Quote every line as written. Omit pictures.
START SOURCE DATA
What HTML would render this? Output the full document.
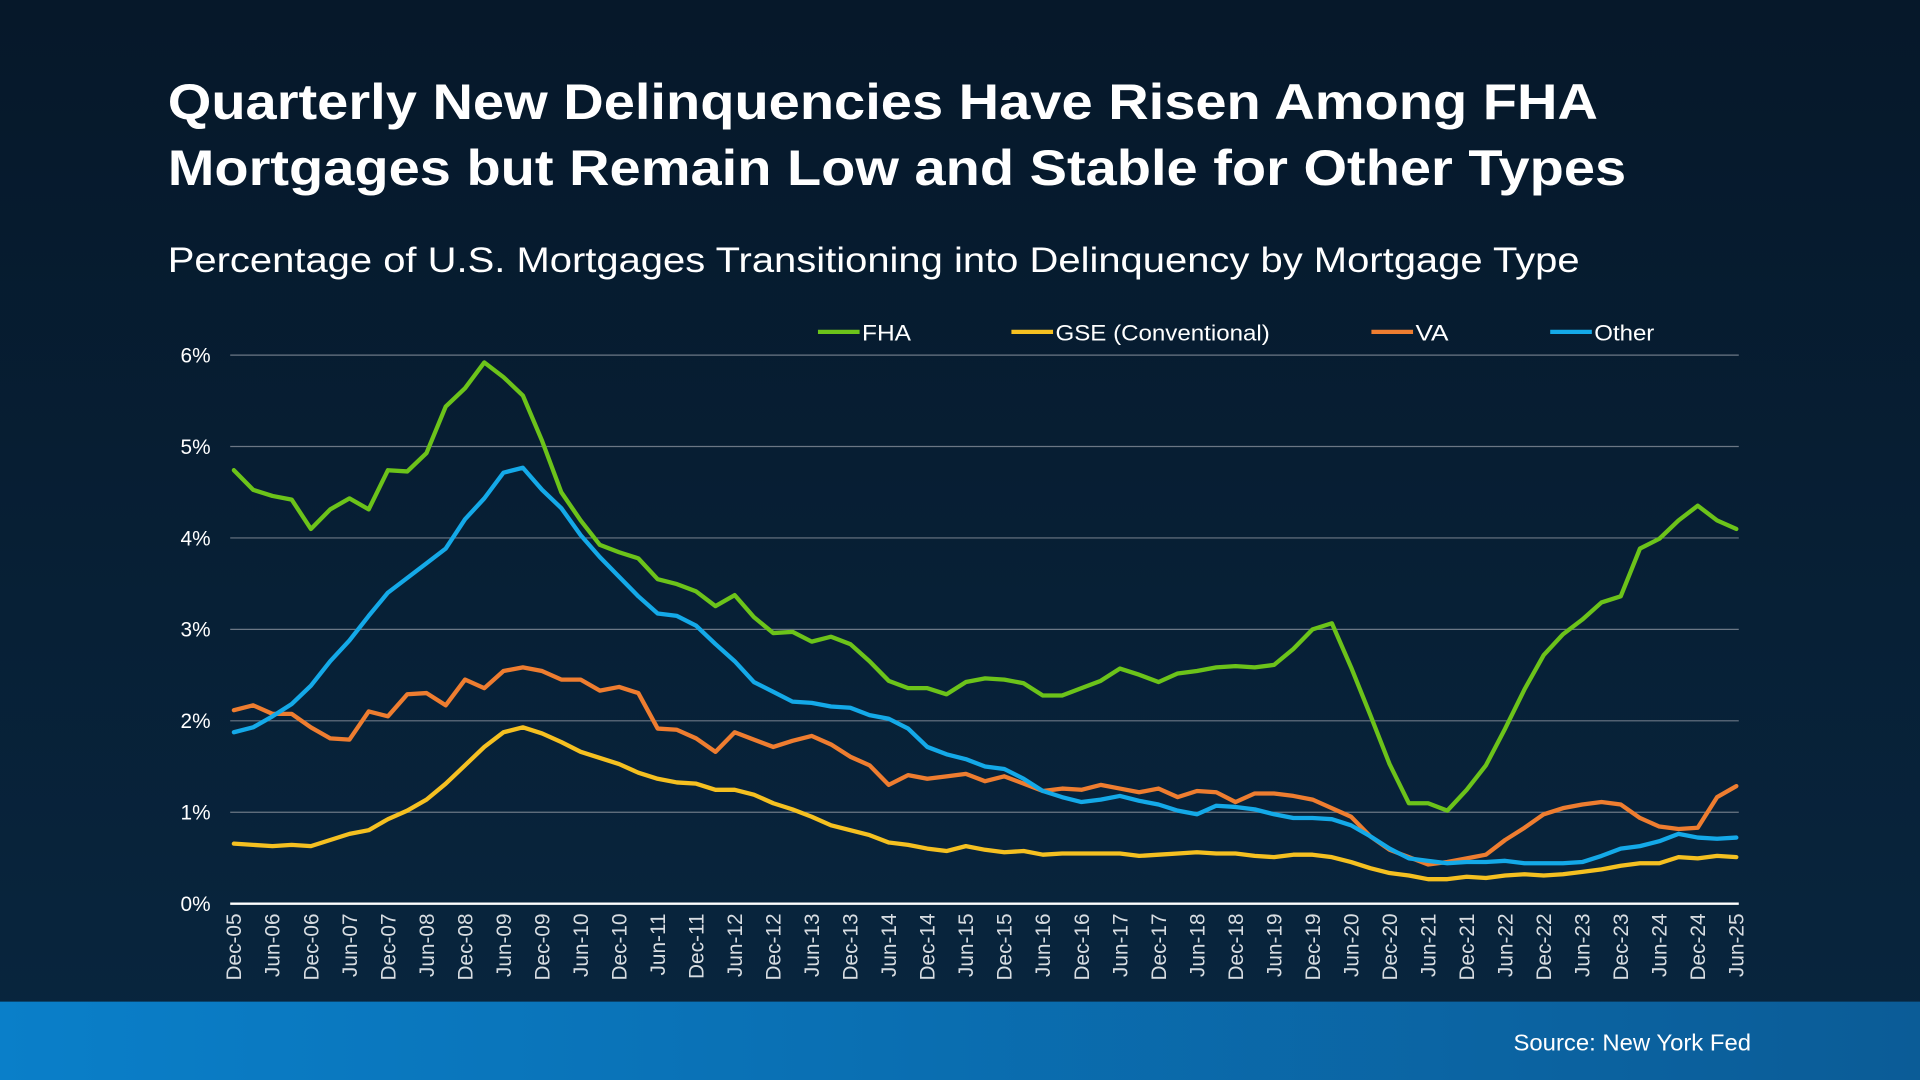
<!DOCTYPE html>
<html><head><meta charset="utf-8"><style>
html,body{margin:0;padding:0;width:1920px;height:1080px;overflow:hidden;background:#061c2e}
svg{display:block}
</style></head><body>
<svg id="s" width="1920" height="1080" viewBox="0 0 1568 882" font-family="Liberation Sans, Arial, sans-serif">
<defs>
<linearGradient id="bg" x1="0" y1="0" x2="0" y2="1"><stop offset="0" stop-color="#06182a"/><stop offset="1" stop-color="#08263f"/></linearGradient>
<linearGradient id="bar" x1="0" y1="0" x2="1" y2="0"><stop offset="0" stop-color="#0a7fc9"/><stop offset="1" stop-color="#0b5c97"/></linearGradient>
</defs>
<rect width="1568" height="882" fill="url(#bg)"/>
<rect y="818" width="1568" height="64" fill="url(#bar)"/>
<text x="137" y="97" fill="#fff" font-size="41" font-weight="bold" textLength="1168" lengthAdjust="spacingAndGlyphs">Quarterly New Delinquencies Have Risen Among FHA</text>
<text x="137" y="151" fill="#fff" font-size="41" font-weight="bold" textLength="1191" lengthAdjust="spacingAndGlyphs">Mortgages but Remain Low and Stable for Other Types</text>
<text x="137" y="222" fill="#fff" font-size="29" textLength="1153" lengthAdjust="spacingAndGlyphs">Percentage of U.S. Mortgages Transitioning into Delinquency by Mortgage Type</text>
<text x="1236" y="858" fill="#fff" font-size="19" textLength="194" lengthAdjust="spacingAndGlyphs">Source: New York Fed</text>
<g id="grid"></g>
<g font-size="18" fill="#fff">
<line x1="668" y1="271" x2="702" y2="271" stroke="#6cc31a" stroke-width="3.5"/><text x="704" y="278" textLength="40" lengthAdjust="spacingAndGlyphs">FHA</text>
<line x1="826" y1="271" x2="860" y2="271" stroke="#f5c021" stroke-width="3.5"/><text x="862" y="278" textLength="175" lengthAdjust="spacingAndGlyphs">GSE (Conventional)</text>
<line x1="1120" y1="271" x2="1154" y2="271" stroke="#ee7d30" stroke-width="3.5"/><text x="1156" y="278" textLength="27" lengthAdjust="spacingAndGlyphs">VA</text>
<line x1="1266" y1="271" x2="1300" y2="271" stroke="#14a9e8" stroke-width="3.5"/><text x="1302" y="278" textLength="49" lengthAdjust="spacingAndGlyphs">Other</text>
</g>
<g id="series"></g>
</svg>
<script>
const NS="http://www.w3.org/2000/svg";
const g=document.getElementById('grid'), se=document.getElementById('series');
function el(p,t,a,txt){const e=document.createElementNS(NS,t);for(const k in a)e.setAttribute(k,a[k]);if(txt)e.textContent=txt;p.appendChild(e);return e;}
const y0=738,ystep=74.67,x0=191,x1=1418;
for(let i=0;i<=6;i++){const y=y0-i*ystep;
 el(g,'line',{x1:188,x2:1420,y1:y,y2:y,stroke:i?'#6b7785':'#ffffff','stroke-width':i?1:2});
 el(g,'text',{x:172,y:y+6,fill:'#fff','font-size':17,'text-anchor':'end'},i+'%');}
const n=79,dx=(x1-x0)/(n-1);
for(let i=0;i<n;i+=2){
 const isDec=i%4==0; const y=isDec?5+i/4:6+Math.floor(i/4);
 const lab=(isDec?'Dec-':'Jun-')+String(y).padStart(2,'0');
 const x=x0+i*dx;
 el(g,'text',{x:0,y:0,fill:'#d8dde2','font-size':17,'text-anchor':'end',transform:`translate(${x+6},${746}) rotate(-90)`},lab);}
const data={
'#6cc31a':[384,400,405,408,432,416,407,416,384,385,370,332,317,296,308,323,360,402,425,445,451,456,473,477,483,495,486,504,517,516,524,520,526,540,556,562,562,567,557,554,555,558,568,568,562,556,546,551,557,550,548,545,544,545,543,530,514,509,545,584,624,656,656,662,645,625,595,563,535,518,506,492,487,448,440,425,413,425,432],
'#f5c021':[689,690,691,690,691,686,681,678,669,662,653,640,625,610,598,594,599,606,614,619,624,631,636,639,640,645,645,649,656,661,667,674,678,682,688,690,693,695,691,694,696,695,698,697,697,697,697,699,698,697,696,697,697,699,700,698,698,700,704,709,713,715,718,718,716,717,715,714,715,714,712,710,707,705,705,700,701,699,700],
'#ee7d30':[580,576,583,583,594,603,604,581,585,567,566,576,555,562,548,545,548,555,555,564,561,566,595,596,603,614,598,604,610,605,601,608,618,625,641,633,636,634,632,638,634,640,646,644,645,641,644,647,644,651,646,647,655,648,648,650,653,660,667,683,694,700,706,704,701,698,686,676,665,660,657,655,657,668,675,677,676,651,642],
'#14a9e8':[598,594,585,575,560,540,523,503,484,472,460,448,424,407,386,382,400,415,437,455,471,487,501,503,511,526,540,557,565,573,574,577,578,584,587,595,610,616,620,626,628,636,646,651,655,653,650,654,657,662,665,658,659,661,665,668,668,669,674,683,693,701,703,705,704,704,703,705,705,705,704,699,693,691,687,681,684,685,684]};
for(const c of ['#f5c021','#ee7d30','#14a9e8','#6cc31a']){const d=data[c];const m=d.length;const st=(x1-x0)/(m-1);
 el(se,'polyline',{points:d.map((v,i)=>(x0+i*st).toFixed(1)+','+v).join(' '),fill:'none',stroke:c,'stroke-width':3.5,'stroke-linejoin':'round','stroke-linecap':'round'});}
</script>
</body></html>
END SOURCE DATA
• **EXERCISE OUTPUT**:
What HTML would render this? Output the full document.
<!DOCTYPE html>
<html><head><meta charset="utf-8"><style>
html,body{margin:0;padding:0;width:1920px;height:1080px;overflow:hidden;background:#061c2e}
svg{display:block}
</style></head><body>
<svg id="s" width="1920" height="1080" viewBox="0 0 1568 882" font-family="Liberation Sans, Arial, sans-serif">
<defs>
<linearGradient id="bg" x1="0" y1="0" x2="0" y2="1"><stop offset="0" stop-color="#06182a"/><stop offset="1" stop-color="#08263f"/></linearGradient>
<linearGradient id="bar" x1="0" y1="0" x2="1" y2="0"><stop offset="0" stop-color="#0a7fc9"/><stop offset="1" stop-color="#0b5c97"/></linearGradient>
</defs>
<rect width="1568" height="882" fill="url(#bg)"/>
<rect y="818" width="1568" height="64" fill="url(#bar)"/>
<text x="137" y="97" fill="#fff" font-size="41" font-weight="bold" textLength="1168" lengthAdjust="spacingAndGlyphs">Quarterly New Delinquencies Have Risen Among FHA</text>
<text x="137" y="151" fill="#fff" font-size="41" font-weight="bold" textLength="1191" lengthAdjust="spacingAndGlyphs">Mortgages but Remain Low and Stable for Other Types</text>
<text x="137" y="222" fill="#fff" font-size="29" textLength="1153" lengthAdjust="spacingAndGlyphs">Percentage of U.S. Mortgages Transitioning into Delinquency by Mortgage Type</text>
<text x="1236" y="858" fill="#fff" font-size="19" textLength="194" lengthAdjust="spacingAndGlyphs">Source: New York Fed</text>
<g id="grid"></g>
<g font-size="18" fill="#fff">
<line x1="668" y1="271" x2="702" y2="271" stroke="#6cc31a" stroke-width="3.5"/><text x="704" y="278" textLength="40" lengthAdjust="spacingAndGlyphs">FHA</text>
<line x1="826" y1="271" x2="860" y2="271" stroke="#f5c021" stroke-width="3.5"/><text x="862" y="278" textLength="175" lengthAdjust="spacingAndGlyphs">GSE (Conventional)</text>
<line x1="1120" y1="271" x2="1154" y2="271" stroke="#ee7d30" stroke-width="3.5"/><text x="1156" y="278" textLength="27" lengthAdjust="spacingAndGlyphs">VA</text>
<line x1="1266" y1="271" x2="1300" y2="271" stroke="#14a9e8" stroke-width="3.5"/><text x="1302" y="278" textLength="49" lengthAdjust="spacingAndGlyphs">Other</text>
</g>
<g id="series"></g>
</svg>
<script>
const NS="http://www.w3.org/2000/svg";
const g=document.getElementById('grid'), se=document.getElementById('series');
function el(p,t,a,txt){const e=document.createElementNS(NS,t);for(const k in a)e.setAttribute(k,a[k]);if(txt)e.textContent=txt;p.appendChild(e);return e;}
const y0=738,ystep=74.67,x0=191,x1=1418;
for(let i=0;i<=6;i++){const y=y0-i*ystep;
 el(g,'line',{x1:188,x2:1420,y1:y,y2:y,stroke:i?'#6b7785':'#ffffff','stroke-width':i?1:2});
 el(g,'text',{x:172,y:y+6,fill:'#fff','font-size':17,'text-anchor':'end'},i+'%');}
const n=79,dx=(x1-x0)/(n-1);
for(let i=0;i<n;i+=2){
 const isDec=i%4==0; const y=isDec?5+i/4:6+Math.floor(i/4);
 const lab=(isDec?'Dec-':'Jun-')+String(y).padStart(2,'0');
 const x=x0+i*dx;
 el(g,'text',{x:0,y:0,fill:'#d8dde2','font-size':17,'text-anchor':'end',transform:`translate(${x+6},${746}) rotate(-90)`},lab);}
const data={
'#6cc31a':[384,400,405,408,432,416,407,416,384,385,370,332,317,296,308,323,360,402,425,445,451,456,473,477,483,495,486,504,517,516,524,520,526,540,556,562,562,567,557,554,555,558,568,568,562,556,546,551,557,550,548,545,544,545,543,530,514,509,545,584,624,656,656,662,645,625,595,563,535,518,506,492,487,448,440,425,413,425,432],
'#f5c021':[689,690,691,690,691,686,681,678,669,662,653,640,625,610,598,594,599,606,614,619,624,631,636,639,640,645,645,649,656,661,667,674,678,682,688,690,693,695,691,694,696,695,698,697,697,697,697,699,698,697,696,697,697,699,700,698,698,700,704,709,713,715,718,718,716,717,715,714,715,714,712,710,707,705,705,700,701,699,700],
'#ee7d30':[580,576,583,583,594,603,604,581,585,567,566,576,555,562,548,545,548,555,555,564,561,566,595,596,603,614,598,604,610,605,601,608,618,625,641,633,636,634,632,638,634,640,646,644,645,641,644,647,644,651,646,647,655,648,648,650,653,660,667,683,694,700,706,704,701,698,686,676,665,660,657,655,657,668,675,677,676,651,642],
'#14a9e8':[598,594,585,575,560,540,523,503,484,472,460,448,424,407,386,382,400,415,437,455,471,487,501,503,511,526,540,557,565,573,574,577,578,584,587,595,610,616,620,626,628,636,646,651,655,653,650,654,657,662,665,658,659,661,665,668,668,669,674,683,693,701,703,705,704,704,703,705,705,705,704,699,693,691,687,681,684,685,684]};
for(const c of ['#f5c021','#ee7d30','#14a9e8','#6cc31a']){const d=data[c];const m=d.length;const st=(x1-x0)/(m-1);
 el(se,'polyline',{points:d.map((v,i)=>(x0+i*st).toFixed(1)+','+v).join(' '),fill:'none',stroke:c,'stroke-width':3.5,'stroke-linejoin':'round','stroke-linecap':'round'});}
</script>
</body></html>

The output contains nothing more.